Tirzah tried not to fidget as she sat at the table with Josiah at her side. His hand slipped under the table and closed over her knee, stilling the foot she hadn’t realized she tapped. A Court Officer stood by to issue orders once the plea had been entered. She glanced over as the door opened and a huge man walked into the conference room. Her breath caught a little as he nodded in her direction. Broad shoulders filled his advocate uniform, narrowing down to a trim waist and powerful thighs. Sharp green eyes bored into her, startling in their lightness from a dark-complexioned face. His hair was braided into tight rows, close to his scalp. He looked rigid, unyielding. Terrifying. Every bit of him looked sharp and dangerous.

There had been a time in her life when the appeal of a dangerous man had been as seductive as the appeal of steering a fighter through space. Her body still, on some level, reacted to the raw power of a big, strong man, even though the man she married had eventually turned on her, terrorized her.
This man in front of her seemed to see right through her. Her heartbeat grew frantic—she knew now how small creatures felt under the gaze of a bird of prey.

Fight or flight.

She’d fought Walter and she’d lost. She’d flown and she’d fallen.

Now another big, terrifying man had her pinned to the wall and there was nowhere to go, no escape possible.

“I’m Advocate-Commander Zeke Lucassen, the prosecutor assigned to the case of Captain Tirzah Simonian. This is an informal hearing that will serve as your arraignment. Are you prepared to proceed?”

“We are.” Josiah’s voice rang out clearly in the small room.

The officer of the court looked at Tirzah. “We will enter your plea on the first count of murder now.”

The prosecutor sat across the table from her, his eyes still piercing into her. She swallowed, trying to force her eyes away, to still her rapid heartbeat before the treacherous organ imploded.

“Tirz, you need to enter your own plea, I can’t do it for you.” Josiah reminded her, giving her leg another squeeze.

“N-n-not guilty,” she stammered, looking down at the table.

“We will enter your plea on the second count of murder now.”

Second count of murder. They were charging her for the man that Walter had killed, the warden who had helped her escape.

“Not guilty.” Her chin lifted in defiance as she looked back at the prosecutor.

“We will enter your plea on the charge of taking a star-transport without prior requisition and approval.”
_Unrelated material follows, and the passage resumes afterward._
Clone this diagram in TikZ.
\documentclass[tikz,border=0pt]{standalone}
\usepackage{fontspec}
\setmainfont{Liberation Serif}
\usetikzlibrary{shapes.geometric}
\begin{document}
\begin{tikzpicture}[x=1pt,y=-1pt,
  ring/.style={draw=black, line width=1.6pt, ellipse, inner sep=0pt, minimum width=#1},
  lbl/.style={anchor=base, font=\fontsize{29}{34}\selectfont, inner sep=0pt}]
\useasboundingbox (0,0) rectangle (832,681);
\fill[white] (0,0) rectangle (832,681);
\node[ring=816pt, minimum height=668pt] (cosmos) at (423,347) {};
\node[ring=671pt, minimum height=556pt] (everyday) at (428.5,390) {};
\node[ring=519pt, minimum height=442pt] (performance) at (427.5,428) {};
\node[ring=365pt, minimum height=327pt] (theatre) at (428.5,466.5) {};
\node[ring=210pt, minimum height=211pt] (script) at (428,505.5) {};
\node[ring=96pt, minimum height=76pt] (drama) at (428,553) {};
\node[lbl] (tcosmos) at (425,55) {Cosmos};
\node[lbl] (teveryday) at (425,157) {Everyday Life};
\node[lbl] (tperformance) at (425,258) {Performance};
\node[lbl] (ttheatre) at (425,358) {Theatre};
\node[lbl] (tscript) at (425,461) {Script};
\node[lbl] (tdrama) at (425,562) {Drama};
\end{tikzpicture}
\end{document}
“Oh, I’m guilty of that one.” Tirzah turned to the officer of the court. “I knew my commanding officer would not approve the requisition so I took it.”

“Please note, Captain Simonian has already paid the fine, paid repairs, and served two weeks in the brig for that misdemeanor,” Josiah said, looking from the prosecutor to the court officer.

“I see.” The prosecutor looked down at his reader, and then back up at Tirzah. “Prosecution agrees to drop the charge of taking the star-transport and accept time and monies already rendered in lieu of further punishment on that charge.”

He made a note on his reader and then continued. “We will seek a trial by court martial on the murder charges before the Solomon Tribunal. Captain Simonian, as a citizen of Earth, and a member of the Fleet, you have the right to be tried before a panel of your fellow officers, unless you waive that right.”

“I do not waive my rights.”

“So ordered.” The court officer banged a gavel. “You will be informed of the trial date. Until such a time as the trial is held, unless otherwise ordered by this court, you are grounded, Captain Simonian. Please turn in your wings to this court.”

She tried to keep her hands from shaking as she unpinned the silver—not gold, she’d lost fight command status when Walter had first thrown her in the brig and she’d missed the qualifying exam renewal—wings from her uniform. Of course, she hadn’t flown since the crash, but her wings, a symbol of her status as a pilot, had remained pinned to her uniform, giving her hope. She nodded, forcing the lump in her throat back down.

Disgraced. Humiliated. Grounded.

“When the mighty fall, they fall hard.” A nasal voice sounded from the doorway. Tirzah looked up into the red face of the investigating commandant. He’d had a hard-on for her wings since the day he’d taken the case. Snarling, she leaped to her feet, ripping her elbow out of Josiah’s grasp, her only thought to get out of this room where the walls seemed too close and the stares too pointed.